Повреждение, причиненное экипажу дамы, было устранено быстрее, чем были залечены раны, нанесенные прямо в сердце Конрада. Он уже с открытыми глазами мог представить себе это видение в образе женского создания с напудренным лицом, прекрасными губами, озорными глазами, черными, как ручка ее зонтика из лилового шелка. С этого дня Конрад не мог больше довольствоваться общением со своими соседками с косичками и своей брюквой. Он должен был найти свою Трою и свою Прекрасную Елену. Он продал ферму, пыльными дорогами направился в Филадельфию и, будучи ловким, как все благочестивые люди, вложил свой небольшой капитал в прибыльное дело, владелец которого выразил желание научить его торговать.

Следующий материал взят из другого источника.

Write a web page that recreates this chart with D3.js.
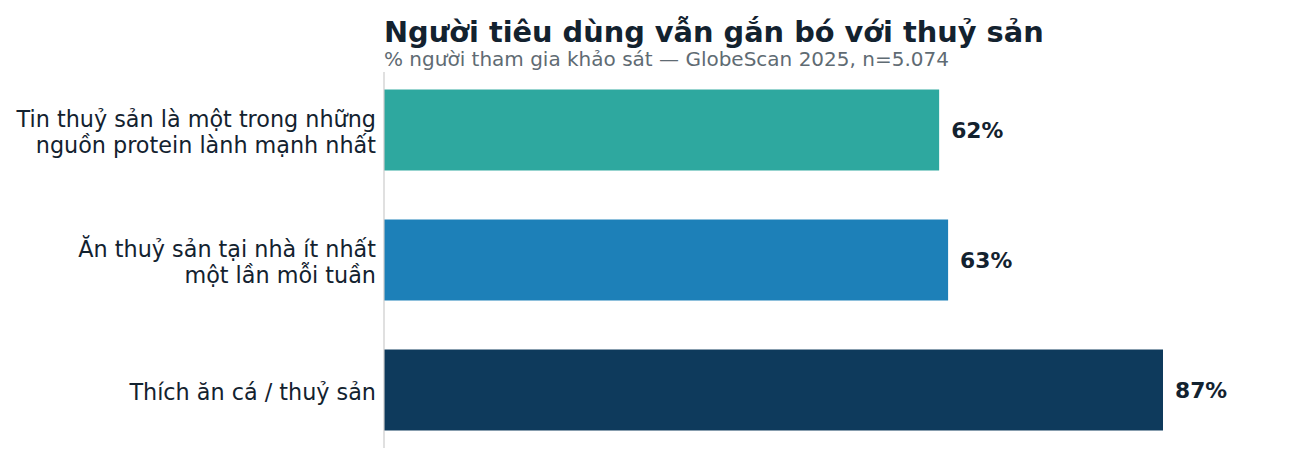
<!DOCTYPE html>
<html lang="vi">
  <head>
    <meta charset="utf-8">
    <title>Người tiêu dùng vẫn gắn bó với thuỷ sản</title>
    <script src="https://d3js.org/d3.v7.js"></script>
    <style>
      body { margin: 0; background: #fff; }
      * { font-family: "DejaVu Sans", sans-serif; }
    </style>
  </head>
  <body>
    <script type="text/javascript">
      // data
      var categories = [
        ["Tin thuỷ sản là một trong những", "nguồn protein lành mạnh nhất"],
        ["Ăn thuỷ sản tại nhà ít nhất", "một lần mỗi tuần"],
        ["Thích ăn cá / thuỷ sản"]
      ];
      var values = [62, 63, 87];
      var colors = ["#2ea89f", "#1d80b8", "#0e3a5c"];

      var w = 1296, h = 464;
      var left = 384;

      var svg = d3.select("body").append("svg")
        .attr("width", w)
        .attr("height", h);

      var xScale = d3.scaleLinear()
        .domain([0, 100])
        .range([left, left + 895.4]);

      var yScale = d3.scaleBand()
        .domain(d3.range(categories.length))
        .range([65, 455])
        .paddingInner(0.377)
        .paddingOuter(0.1885);

      // title + subtitle
      svg.append("text")
        .attr("x", left).attr("y", 42)
        .attr("font-size", 28.8).attr("font-weight", "bold")
        .attr("fill", "#13222f")
        .text("Người tiêu dùng vẫn gắn bó với thuỷ sản");
      svg.append("text")
        .attr("x", left).attr("y", 66)
        .attr("font-size", 20)
        .attr("fill", "#5f6b73")
        .text("% người tham gia khảo sát — GlobeScan 2025, n=5.074");

      // bars
      svg.selectAll("rect.bar")
        .data(values).enter().append("rect")
        .attr("class", "bar")
        .attr("x", xScale(0))
        .attr("y", (d, i) => yScale(i))
        .attr("width", d => xScale(d) - xScale(0))
        .attr("height", yScale.bandwidth())
        .attr("fill", (d, i) => colors[i]);

      // left axis line
      svg.append("line")
        .attr("x1", left).attr("x2", left)
        .attr("y1", 72).attr("y2", 448)
        .attr("stroke", "#cccccc").attr("stroke-width", 1.2);

      // value labels
      svg.selectAll("text.val")
        .data(values).enter().append("text")
        .attr("class", "val")
        .attr("x", d => xScale(d) + 12)
        .attr("y", (d, i) => yScale(i) + yScale.bandwidth() / 2)
        .attr("dy", "0.35em")
        .attr("font-size", 21.8).attr("font-weight", "bold")
        .attr("fill", "#13222f")
        .text(d => d + "%");

      // category labels
      var lineH = 26.3;
      var lab = svg.selectAll("text.cat")
        .data(categories).enter().append("text")
        .attr("class", "cat")
        .attr("text-anchor", "end")
        .attr("font-size", 22.3)
        .attr("fill", "#13222f")
        .attr("transform", (d, i) => `translate(${left - 8}, ${yScale(i) + yScale.bandwidth() / 2})`);
      lab.selectAll("tspan")
        .data(d => d.map((t, j) => ({t: t, j: j, n: d.length})))
        .enter().append("tspan")
        .attr("x", 0)
        .attr("y", d => (d.j - (d.n - 1) / 2) * lineH)
        .attr("dy", "0.46em")
        .text(d => d.t);
    </script>
  </body>
</html>
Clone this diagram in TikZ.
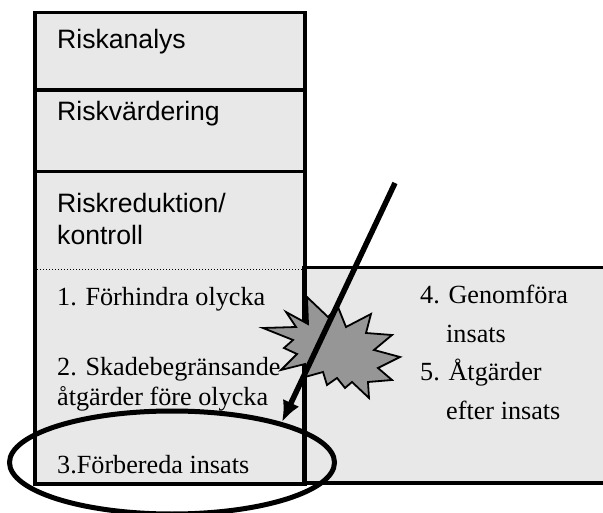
\documentclass[tikz,border=0pt]{standalone}
\usepackage{fontspec}
\usetikzlibrary{arrows.meta}
\setmainfont{Liberation Serif}
\newfontfamily\arialf{Liberation Sans}
\definecolor{panel}{HTML}{E8E8E8}
\definecolor{burst}{HTML}{969696}
\tikzset{
  x=1pt,y=-1pt,
  sanslabel/.style={inner sep=0pt,anchor=base west,font=\arialf\fontsize{26.6}{30}\selectfont},
  seriflabel/.style={inner sep=0pt,anchor=base west,font=\fontsize{26.2}{30}\selectfont},
  frame/.style={draw=black,line width=3.8pt},
}
\begin{document}
\begin{tikzpicture}
\useasboundingbox (0,0) rectangle (603,513);
\fill[panel] (35,12.5) rectangle (305,484);
\fill[panel] (305,267.5) rectangle (603,484);
\draw[black,line width=1pt,dotted] (37,269.5) -- (303,269.5);
\draw[frame] (35,12.5) rectangle (305,484);
\draw[frame] (35,90) -- (305,90);
\draw[frame] (35,171.5) -- (305,171.5);
\draw[frame] (603,267.5) -- (304,267.5) -- (304,483) -- (603,483);
\node[sanslabel] (a) at (57,49) {Riskanalys};
\node[sanslabel] (b) at (57,121) {Riskvärdering};
\node[sanslabel] (c) at (57,213) {Riskreduktion/};
\node[sanslabel] (d) at (57,245) {kontroll};
\node[seriflabel] (e) at (57,306) {1. Förhindra olycka};
\node[seriflabel] (f) at (57,375) {2. Skadebegränsande};
\node[seriflabel] (g) at (57,406) {åtgärder före olycka};
\node[seriflabel] (h) at (57,473) {3.Förbereda insats};
\node[seriflabel] (i) at (420,304) {4. Genomföra};
\node[seriflabel] (j) at (446,343) {insats};
\node[seriflabel] (k) at (420,381) {5. Åtgärder};
\node[seriflabel] (l) at (446,419) {efter insats};
\draw[black,line width=1.8pt,fill=burst,line join=miter] (307,297) -- (328,317) -- (338,307) -- (346,327) -- (371,314) -- (366,333) -- (392,335) -- (374,350) -- (400,357) -- (378,368) -- (392,380) -- (368,382) -- (369,398) -- (352,382) -- (345,388) -- (337,378) -- (327,385) -- (323,372) -- (305,377) -- (305,364) -- (281,370) -- (297,354) -- (284,348) -- (293,340) -- (263,328) -- (296,327) -- (286,312) -- (308,324) -- cycle;
\coordinate (s) at (395,183);
\coordinate (t) at (282,422);
\draw[black,line width=5.5pt,-{Latex[length=21pt,width=18pt]}] (s) -- (t);
\draw[black,line width=5pt] (172,462.5) ellipse [x radius=162.5,y radius=51.5];
\end{tikzpicture}
\end{document}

Без денег, без доступа в общество, в котором вращалось это элегантное создание, Конрад на самом деле находился не ближе к ней, чем если бы он обитал в Ливане. Но его вера не иссякла. Подобно тому, как он верил в зло и грех, он был уверен, что снова будет держать ее в своих объятиях.
И чудо свершилось. Прошло не так уж много лет, он еще не был слишком стар, чтобы познать радость исполнения своих желаний, и он обнимал ее, и сердце его так сильно стучало в груди, что он, казалось, мог оживить все вокруг себя. И вновь, как тогда, когда тем жарким полуднем он держал ее в своих объятиях, ее веки, подобно занавесу, открывали для него те темные глаза…
— Как это ему удалось? — спросил Марк. — Как он с ней познакомился?
Я не заметил, что он меня прервал.
— Она никогда не казалась такой красивой, как сейчас, и хотя имя ее нашептывали в городе и репутация у нее была отвратительная, он никогда не видел такой чистоты, запечатленной на ее мраморном лбу, и такой строгости, как в ее неподвижно сомкнутых губах. Простим Конраду его смущение. В такие моменты мужской ум отличается большой логикой. Леди была одета во все белое, начиная с кончиков атласных туфелек и кончая цветами, венчающими ее темноволосую голову. И лиловые тени в саване…
На этом слове Марк отпрянул.
Я простодушно уставился на него:
— Саван. В те времена был такой обычай.
— Она что, была мертва? — спросил он, медленно произнося каждое слово, как будто оно источало яд.
— Я, наверно, забыл сказать, что он пошел в ученье к одному предпринимателю. Врач объявил, что она мертва, до того, как Конрада пустили в помещение, затем он…
Глаза Марка потемнели и, казалось, пылали на белом застывшем лице. Губы кривились, как будто он съел горький отравленный плод.
— Я не знаю, достоверна ли эта история, — сказал я, ощущая его беспокойство и торопясь дойти до морали, — но, раз Конрад был родом из народа, который никогда не поощрял фантазий, ему нельзя было не доверять. Он вернулся в Ливан, и люди говорили, что женщины навсегда перестали для него существовать. Если бы он познал, а затем потерял живую любовь, на него никогда бы не произвел такое впечатление этот краткий экскурс в некрофилию.
Гром загремел ближе. Небо стало желтоватого цвета. Когда мы покидали сад, я осторожно дотронулся до его рукава.